§ **EXERCISE DESCRIPTION**: Copy exactly, and only, the lines starting at the line with "Write the matplotlib code for this chart." and ending at the line with "from matplotlib.patches import Ellipse". Leave every picture out of the copy.
------ DATA ENTRIES
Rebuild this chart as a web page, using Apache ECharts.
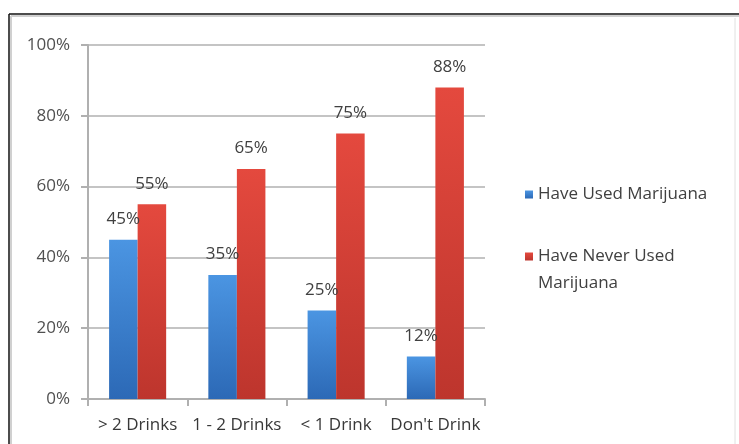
<!DOCTYPE html>
<html><head><meta charset="utf-8">
<script src="https://cdn.jsdelivr.net/npm/echarts@6/dist/echarts.min.js"></script>
<style>html,body{margin:0;padding:0;background:#fff}#c{width:739px;height:444px}</style>
</head><body><div id="c"></div>
<script>
const categories = ['> 2 Drinks', '1 - 2 Drinks', '< 1 Drink', "Don't Drink"];
const usedValues = [45, 35, 25, 12];
const neverValues = [55, 65, 75, 88];
const seriesNames = ['Have Used Marijuana', 'Have Never Used Marijuana'];
const yTicks = [0, 20, 40, 60, 80, 100];

const FONT = 'Open Sans';
const FS = 17;
const chart = echarts.init(document.getElementById('c'), null, {renderer: 'canvas'});
const grad = (a, b) => new echarts.graphic.LinearGradient(0, 0, 0, 1, [{offset: 0, color: a}, {offset: 1, color: b}]);
chart.setOption({
  animation: false,
  backgroundColor: '#fff',
  textStyle: {fontFamily: FONT},
  graphic: [
    {type: 'line', shape: {x1: 11, y1: 16, x2: 739, y2: 16}, style: {stroke: '#d0d0d0', lineWidth: 2}},
    {type: 'line', shape: {x1: 11, y1: 16, x2: 11, y2: 444}, style: {stroke: '#d0d0d0', lineWidth: 2}},
    {type: 'line', shape: {x1: 9, y1: 14, x2: 739, y2: 14}, style: {stroke: '#111', lineWidth: 1.5}},
    {type: 'line', shape: {x1: 9, y1: 14, x2: 9, y2: 444}, style: {stroke: '#111', lineWidth: 1.5}},
    {type: 'line', shape: {x1: 735, y1: 18, x2: 735, y2: 444}, style: {stroke: '#e0e0e0', lineWidth: 1}}
  ],
  grid: {left: 88, right: 254, top: 45, bottom: 45},
  legend: [
    {orient: 'vertical', left: 520, top: 181, data: [seriesNames[0]], icon: 'rect', itemWidth: 8, itemHeight: 8,
     textStyle: {fontFamily: FONT, fontSize: FS, color: '#404040'}},
    {orient: 'vertical', left: 520, top: 211, data: [seriesNames[1]], icon: 'rect', itemWidth: 8, itemHeight: 8,
     formatter: n => ' \nHave Never Used\nMarijuana',
     textStyle: {fontFamily: FONT, fontSize: FS, color: '#404040', lineHeight: 27}}
  ],
  xAxis: {
    type: 'category', data: categories,
    axisLine: {lineStyle: {color: '#b0b0b0', width: 2}},
    axisTick: {show: true, length: 7, lineStyle: {color: '#b0b0b0', width: 2}},
    axisLabel: {interval: 0, fontFamily: FONT, fontSize: FS, color: '#383838', margin: 18}
  },
  yAxis: {
    type: 'value', min: 0, max: 100, interval: 20,
    axisLine: {show: true, lineStyle: {color: '#b0b0b0', width: 2}},
    axisTick: {show: true, length: 7, lineStyle: {color: '#b0b0b0', width: 2}},
    splitLine: {lineStyle: {color: '#c4c4c4', width: 2}},
    axisLabel: {fontFamily: FONT, fontSize: FS, color: '#505050', margin: 18,
      formatter: v => yTicks.includes(v) ? v + '%' : ''}
  },
  series: [
    {name: seriesNames[0], type: 'bar', data: usedValues, barGap: '0%', barCategoryGap: '42.5%',
     itemStyle: {color: grad('#4b95e2', '#2c69b6')},
     label: {show: true, position: 'top', distance: 12, formatter: '{c}%', fontFamily: FONT, fontSize: FS, color: '#404040'}},
    {name: seriesNames[1], type: 'bar', data: neverValues, barGap: '0%', barCategoryGap: '42.5%',
     itemStyle: {color: grad('#e4493e', '#bd352d')},
     label: {show: true, position: 'top', distance: 12, formatter: '{c}%', fontFamily: FONT, fontSize: FS, color: '#404040'}}
  ]
});
</script></body></html>
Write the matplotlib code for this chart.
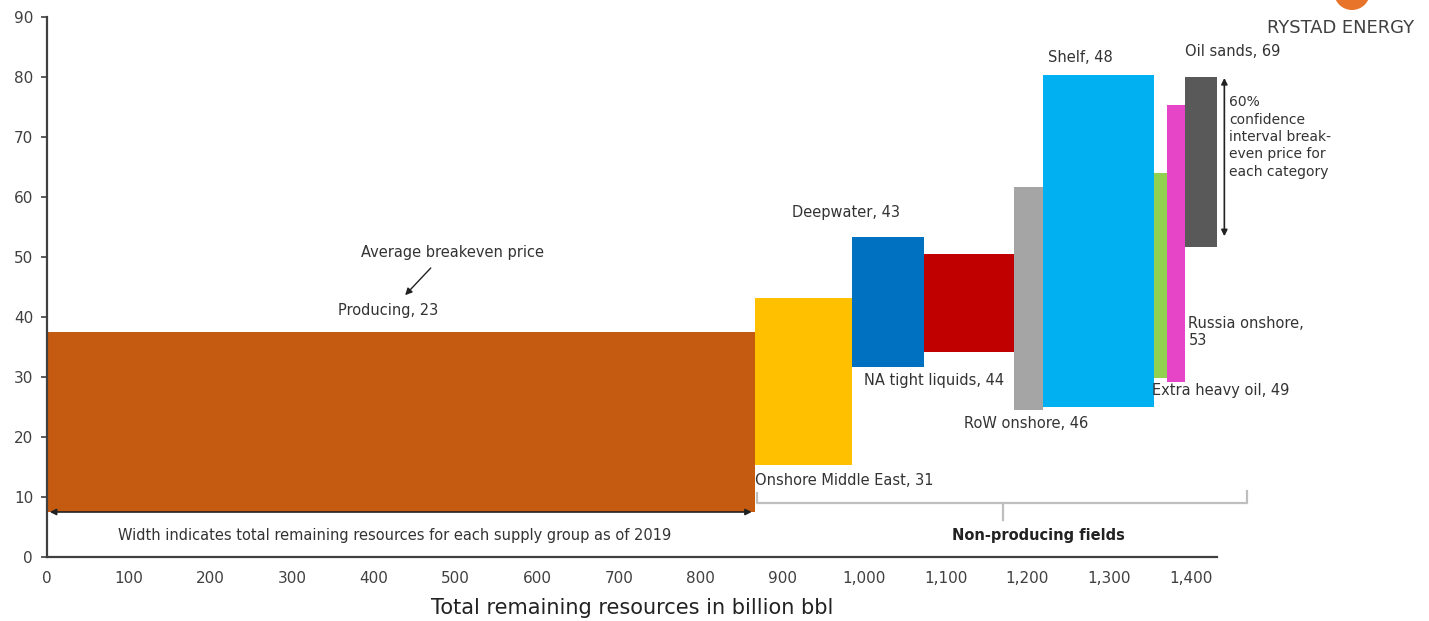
import matplotlib
matplotlib.use("Agg")
import matplotlib.pyplot as plt
from matplotlib.patches import Ellipse

# ---- data ----
categories = ["Producing", "Onshore Middle East", "Deepwater", "NA tight liquids",
              "RoW onshore", "Shelf", "Extra heavy oil", "Russia onshore", "Oil sands"]
avg_breakeven = [23, 31, 43, 44, 46, 48, 49, 53, 69]
widths = [866, 119, 88, 110, 36, 136, 16, 22, 39]          # billion bbl
low = [7.5, 15.3, 31.7, 34.2, 24.5, 25.0, 29.8, 29.2, 51.7]  # USD/bbl
high = [37.5, 43.2, 53.3, 50.5, 61.7, 80.3, 64.0, 75.3, 80.0]
colors = ["#C55A11", "#FFC000", "#0070C0", "#C00000", "#A5A5A5",
          "#00B0F0", "#92D050", "#E645C8", "#595959"]
xticks = [0, 100, 200, 300, 400, 500, 600, 700, 800, 900, 1000, 1100, 1200, 1300, 1400]
xticklabels = ["0", "100", "200", "300", "400", "500", "600", "700", "800", "900",
               "1,000", "1,100", "1,200", "1,300", "1,400"]
yticks = [0, 10, 20, 30, 40, 50, 60, 70, 80, 90]

plt.rcParams['font.family'] = ['DejaVu Sans']

fig = plt.figure(figsize=(14.29, 6.21), dpi=100)
ax = fig.add_axes([47/1429, 64/621, (1217-47)/1429, (557-17)/621])

lefts = []
x = 0
for w in widths:
    lefts.append(x)
    x += w
total = x

ax.bar(lefts, [h - l for h, l in zip(high, low)], width=widths, bottom=low,
       align='edge', color=colors, linewidth=0)

ax.set_xlim(0, total)
ax.set_ylim(0, 90)
ax.set_xticks(xticks)
ax.set_xticklabels(xticklabels, fontsize=11, color="#404040")
ax.set_yticks(yticks)
ax.set_yticklabels([str(v) for v in yticks], fontsize=11, color="#404040")
ax.tick_params(axis='x', length=0, pad=10)
ax.tick_params(axis='y', length=4, width=1.2, color="#404040", direction='out', pad=6)
for s in ["top", "right"]:
    ax.spines[s].set_visible(False)
for s in ["left", "bottom"]:
    ax.spines[s].set_color("#404040")
    ax.spines[s].set_linewidth(1.6)
ax.set_xlabel("Total remaining resources in billion bbl", fontsize=15, color="#222222", labelpad=9)

tc = "#333333"
fs = 10.5
def lab(name, val):
    return f"{name}, {val}"

ax.text(417, 41, lab(categories[0], avg_breakeven[0]), ha='center', va='center', fontsize=fs, color=tc)
ax.text(496, 50.8, "Average breakeven price", ha='center', va='center', fontsize=fs, color=tc)
ax.annotate("", xy=(436, 43.3), xytext=(472, 48.5),
            arrowprops=dict(arrowstyle='-|>', color="#222222", lw=1, mutation_scale=10))
ax.text(866, 12.7, lab(categories[1], avg_breakeven[1]), ha='left', va='center', fontsize=fs, color=tc)
ax.text(978, 57.5, lab(categories[2], avg_breakeven[2]), ha='center', va='center', fontsize=fs, color=tc)
ax.text(1000, 29.5, lab(categories[3], avg_breakeven[3]), ha='left', va='center', fontsize=fs, color=tc)
ax.text(1198, 22.2, lab(categories[4], avg_breakeven[4]), ha='center', va='center', fontsize=fs, color=tc)
ax.text(1265, 83.3, lab(categories[5], avg_breakeven[5]), ha='center', va='center', fontsize=fs, color=tc)
ax.text(1353, 27.8, lab(categories[6], avg_breakeven[6]), ha='left', va='center', fontsize=fs, color=tc,
        clip_on=False)
ax.text(1397, 37.5, f"{categories[7]},\n{avg_breakeven[7]}", ha='left', va='center', fontsize=fs,
        color=tc, linespacing=1.15, clip_on=False)
ax.text(1393, 84.3, lab(categories[8], avg_breakeven[8]), ha='left', va='center', fontsize=fs, color=tc,
        clip_on=False)

# confidence interval explanation
ax.annotate("", xy=(1441, 80.3), xytext=(1441, 53.0),
            arrowprops=dict(arrowstyle='<|-|>', color="#222222", lw=1.2, mutation_scale=9),
            annotation_clip=False)
ax.text(1447, 70.0, "60%\nconfidence\ninterval break-\neven price for\neach category",
        ha='left', va='center', fontsize=10, color=tc, linespacing=1.3, clip_on=False)

# width arrow
ax.annotate("", xy=(0, 7.5), xytext=(widths[0], 7.5),
            arrowprops=dict(arrowstyle='<|-|>', color="#222222", lw=1.2, mutation_scale=9),
            annotation_clip=False)
ax.text(425, 3.6, "Width indicates total remaining resources for each supply group as of 2019",
        ha='center', va='center', fontsize=10.5, color=tc)

# non-producing bracket
bc = "#BFBFBF"
ax.plot([869, 869, 1469, 1469], [10.6, 9.0, 9.0, 11.0], color=bc, lw=1.6, clip_on=False)
ax.plot([1170, 1170], [9.0, 6.2], color=bc, lw=1.6, clip_on=False)
ax.text(1213, 3.6, "Non-producing fields", ha='center', va='center', fontsize=10.5,
        fontweight='bold', color="#222222")

# branding
fig.text(1341/1429, 1 - 28/621, "RYSTAD ENERGY", ha='center', va='center', fontsize=12.9,
         color="#404040")
fig.patches.append(Ellipse((1352/1429, 1 + 8/621), 36/1429, 36/621, transform=fig.transFigure,
                           facecolor="#E8742A", edgecolor='none'))

fig.savefig("out.png", dpi=100, facecolor='white')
------------
§ **REPLY**:
Write the matplotlib code for this chart.
import matplotlib
matplotlib.use("Agg")
import matplotlib.pyplot as plt
from matplotlib.patches import Ellipse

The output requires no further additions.